_Set exercise_. Retype only what runs from the first line of the listing to the line holding "from matplotlib.colors import", both included. Do not retype the pictures.

===== Dataset content

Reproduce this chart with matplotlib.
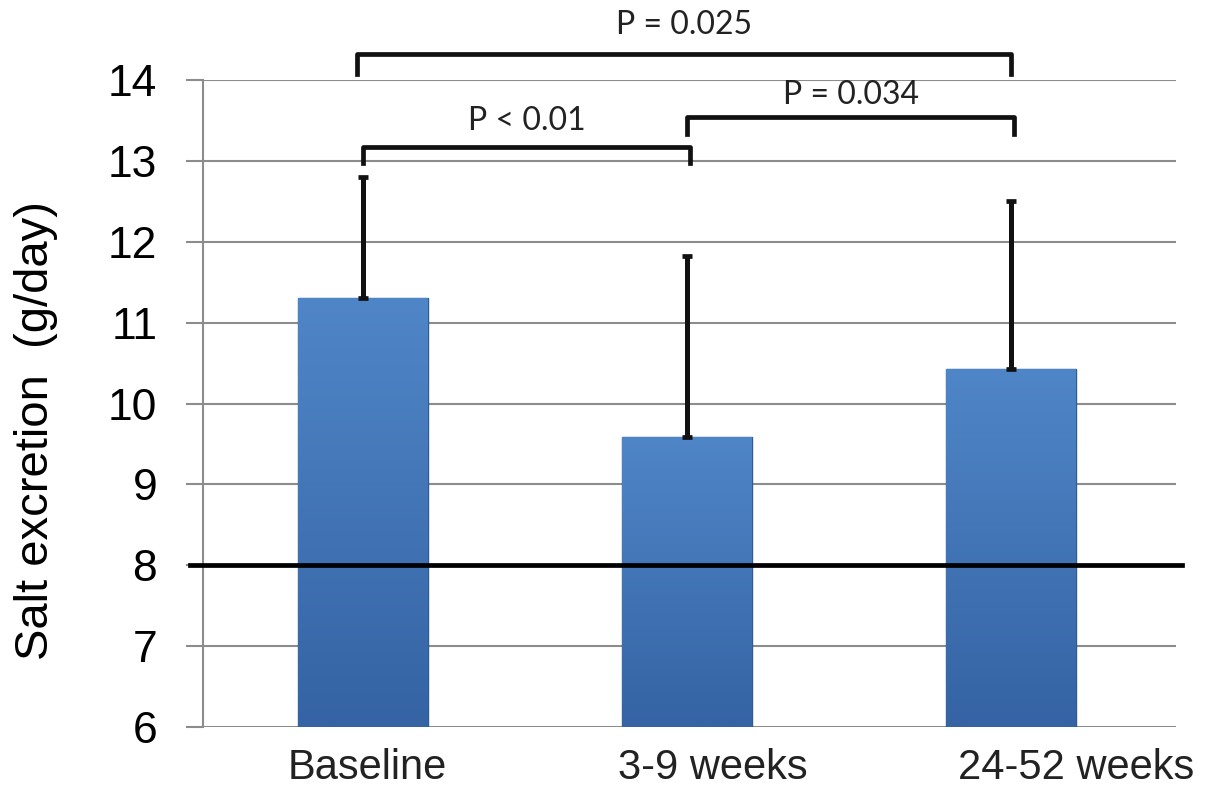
import numpy as np
import matplotlib.pyplot as plt
from matplotlib.colors import LinearSegmentedColormap

# data
groups = ['Baseline', '3-9 weeks', '24-52 weeks']
means = [11.30, 9.59, 10.43]
upper = [12.80, 11.83, 12.50]   # top of the one-sided error bars
ref_level = 8
# brackets: (left, right, bar height, leg bottom, label, label y)
pairs = [(-0.02, 2.00, 14.32, 14.08, 'P = 0.025', 14.68),
         (0.00, 1.01, 13.17, 12.98, 'P < 0.01', 13.50),
         (1.00, 2.01, 13.54, 13.34, 'P = 0.034', 13.82)]
# category labels sit a bit right of their bars in the original
label_shift = [0.013, 0.08, 0.20]

plt.rcParams['font.family'] = ['Liberation Sans', 'DejaVu Sans']

fig = plt.figure(figsize=(12.05, 7.94), dpi=100)
ax = fig.add_axes([0.1685, 0.0844, 0.8075, 0.8146])

x = np.arange(len(groups))
bars = ax.bar(x, means, width=0.40, color='#4a7fc1', edgecolor='#2f5a94', linewidth=1.0, zorder=2)

# vertical gradient fill clipped to each bar
cmap = LinearSegmentedColormap.from_list('blu', ['#3563a3', '#4f86c8'])
grad = np.linspace(0, 1, 256).reshape(-1, 1)
for b in bars:
    x0, w, h = b.get_x(), b.get_width(), b.get_height()
    im = ax.imshow(grad, cmap=cmap, aspect='auto', origin='lower',
                   extent=[x0, x0 + w, 6, h], zorder=2.5)
    im.set_clip_path(b)

yerr = [np.zeros(3), np.array(upper) - np.array(means)]
ax.errorbar(x, means, yerr=yerr, fmt='none', ecolor='#111111', elinewidth=3.6,
            capsize=3.5, capthick=3.4, zorder=3)

ax.plot([-0.535, 2.528], [ref_level, ref_level], color='black', lw=3.4,
        clip_on=False, zorder=4)

ax.set_xlim(-0.494, 2.509)
ax.set_ylim(6, 14)
ax.set_yticks(range(6, 15))
ax.yaxis.grid(True, color='#8c8c8c', lw=1.5, zorder=0)
ax.set_axisbelow(True)
for s in ['top', 'right', 'bottom']:
    ax.spines[s].set_visible(False)
ax.spines['left'].set_color('#8c8c8c')
ax.spines['left'].set_linewidth(1.5)
ax.tick_params(axis='y', length=12, width=1.5, color='#8c8c8c', labelsize=32, pad=21)
ax.set_xticks(x)
ax.set_xticklabels([])
ax.tick_params(axis='x', length=0)
for i, g in enumerate(groups):
    ax.text(i + label_shift[i], -0.063, g, transform=ax.get_xaxis_transform(),
            ha='center', va='center', fontsize=30, color='#222222')

ax.set_ylabel('Salt excretion  (g/day)', fontsize=34)
ax.yaxis.set_label_coords(-0.149, 0.459)

for x1, x2, yb, yl, lab, ty in pairs:
    ax.plot([x1, x1, x2, x2], [yl, yb, yb, yl], color='#111111', lw=3.4,
            clip_on=False, solid_joinstyle='round', zorder=5)
    ax.text((x1 + x2) / 2, ty, lab, ha='center', va='center', fontsize=23,
            family=['Lato', 'DejaVu Sans'], color='#222222', clip_on=False)

fig.savefig('out.png', dpi=100)
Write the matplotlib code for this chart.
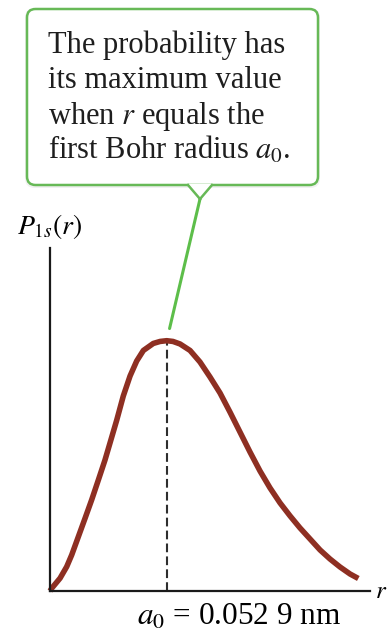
"""
Radial probability density of the hydrogen 1s state, with a callout at a0.
"""
import matplotlib.pyplot as plt
from matplotlib.patches import FancyBboxPatch, Polygon
from matplotlib.lines import Line2D

plt.rcParams['mathtext.fontset'] = 'stix'
plt.rcParams['font.family'] = ['Liberation Serif', 'DejaVu Serif']

# r in units of a0, P normalised to its peak value
r_vals = [0.0, 0.015, 0.086, 0.143, 0.186, 0.243, 0.300, 0.357, 0.414, 0.471,
          0.514, 0.572, 0.628, 0.686, 0.743, 0.800, 0.885, 0.943, 1.0, 1.054,
          1.114, 1.200, 1.285, 1.371, 1.457, 1.542, 1.628, 1.714, 1.800, 1.885,
          1.971, 2.057, 2.142, 2.228, 2.314, 2.399, 2.485, 2.571, 2.642]
p_vals = [0.0, 0.011, 0.051, 0.097, 0.144, 0.217, 0.290, 0.364, 0.443, 0.523,
          0.591, 0.683, 0.779, 0.859, 0.919, 0.961, 0.989, 0.997, 1.0, 0.997,
          0.987, 0.961, 0.915, 0.855, 0.791, 0.715, 0.635, 0.555, 0.479, 0.412,
          0.352, 0.300, 0.252, 0.208, 0.164, 0.128, 0.096, 0.068, 0.050]
peak_r, peak_p = 1.0, 1.0

callout_lines = ["The probability has",
                 "its maximum value",
                 "when $r$ equals the",
                 "first Bohr radius $a_0$."]
a0_label = "$a_0$ = 0.052 9 nm"

W, H = 390, 635
fig = plt.figure(figsize=(W / 100, H / 100), dpi=100)
fig.patch.set_facecolor('white')


def px(x, y):
    """pixel position measured from the top-left corner -> figure fraction"""
    return x / W, 1 - y / H


# ─── Axes ───────────────────────────────────────────────────────────
x0, y0 = 50, 591      # origin, pixels
x1, y1 = 370, 248     # end of x axis / top of y axis
ax = fig.add_axes([x0 / W, 1 - y0 / H, (x1 - x0) / W, (y0 - y1) / H])
ax.set_xlim(0, (x1 - x0) / 116.7)
ax.set_ylim(0, (y0 - y1) / 250.3)
for side in ('top', 'right'):
    ax.spines[side].set_visible(False)
for side in ('left', 'bottom'):
    ax.spines[side].set_linewidth(1.6)
    ax.spines[side].set_color('#1a1a1a')
ax.set_xticks([])
ax.set_yticks([])
ax.patch.set_alpha(0)

ax.plot([peak_r, peak_r], [0, peak_p], color='#2e2e2e', lw=1.5,
        dashes=(4.2, 2.0), zorder=1)
ax.plot(r_vals, p_vals, color='#8E2F22', lw=4, solid_capstyle='butt',
        solid_joinstyle='round', zorder=2, clip_on=False)

fig.text(*px(17, 234), r"$P_{1s}(r)$", fontsize=20, ha='left', va='baseline')
fig.text(*px(375, 592), r"$r$", fontsize=18, ha='left', va='center')
fig.text(*px(137, 625), a0_label, fontsize=22.5, ha='left', va='baseline')

# ─── Callout ────────────────────────────────────────────────────────
green = '#67B957'
bx0, by0, bx1, by1 = 27, 9, 318, 185
shadow = FancyBboxPatch(px(bx0 - 2, by1 + 3), (bx1 - bx0 + 4) / W,
                        (by1 - by0 + 4) / H,
                        boxstyle="round,pad=0,rounding_size=0.025",
                        transform=fig.transFigure, facecolor='#e8e8e8',
                        edgecolor='none', alpha=0.6, mutation_aspect=W / H)
fig.add_artist(shadow)
box = FancyBboxPatch(px(bx0, by1), (bx1 - bx0) / W, (by1 - by0) / H,
                     boxstyle="round,pad=0,rounding_size=0.022",
                     transform=fig.transFigure, facecolor='white',
                     edgecolor=green, lw=1.8, mutation_aspect=W / H)
fig.add_artist(box)

apex = (200, 199)
tail = Polygon([px(188, by1 - 1), px(*apex), px(212, by1 - 1)],
               closed=False, transform=fig.transFigure,
               facecolor='white', edgecolor='none')
fig.add_artist(tail)
for side in (188, 212):
    fig.add_artist(Line2D(*zip(px(side, by1), px(*apex)),
                          transform=fig.transFigure, color=green, lw=1.8))

ax.annotate("", xy=(peak_r, peak_p), xycoords='data',
            xytext=px(*apex), textcoords='figure fraction',
            arrowprops=dict(arrowstyle='-', color='#5DBE4A', lw=2.2,
                            shrinkA=0, shrinkB=9))

for i, line in enumerate(callout_lines):
    fig.text(*px(48, 53 + 35.3 * i), line, fontsize=22, ha='left',
             va='baseline', color='#1e1e1e')

fig.savefig('out.png', dpi=100)
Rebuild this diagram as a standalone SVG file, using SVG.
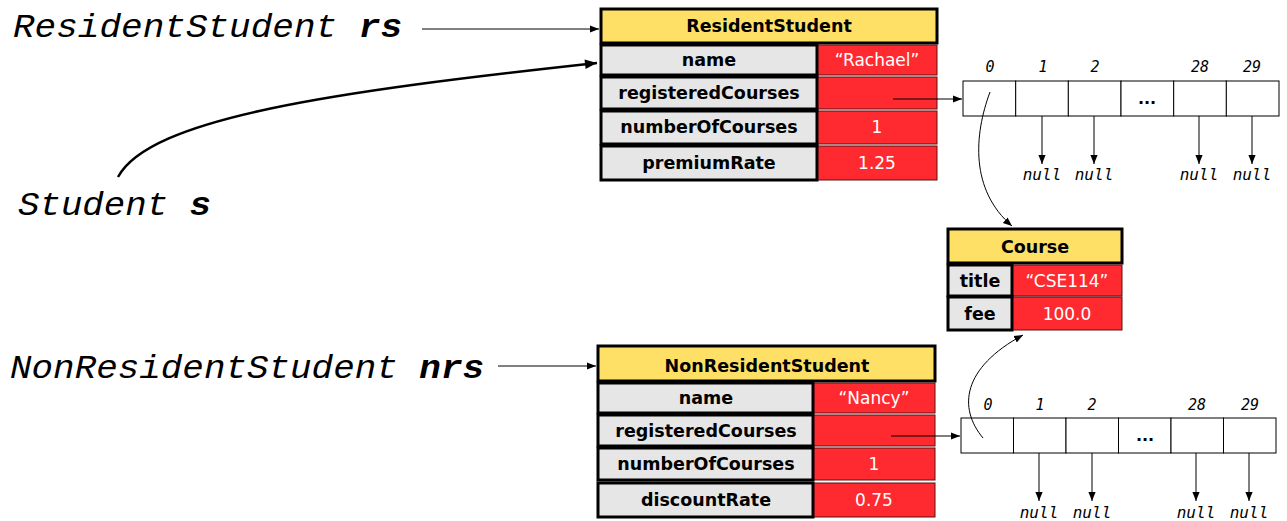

==========

_Output for this task_.
Reproduce this chart with matplotlib.
import numpy as np
import matplotlib.pyplot as plt
from matplotlib.colors import LinearSegmentedColormap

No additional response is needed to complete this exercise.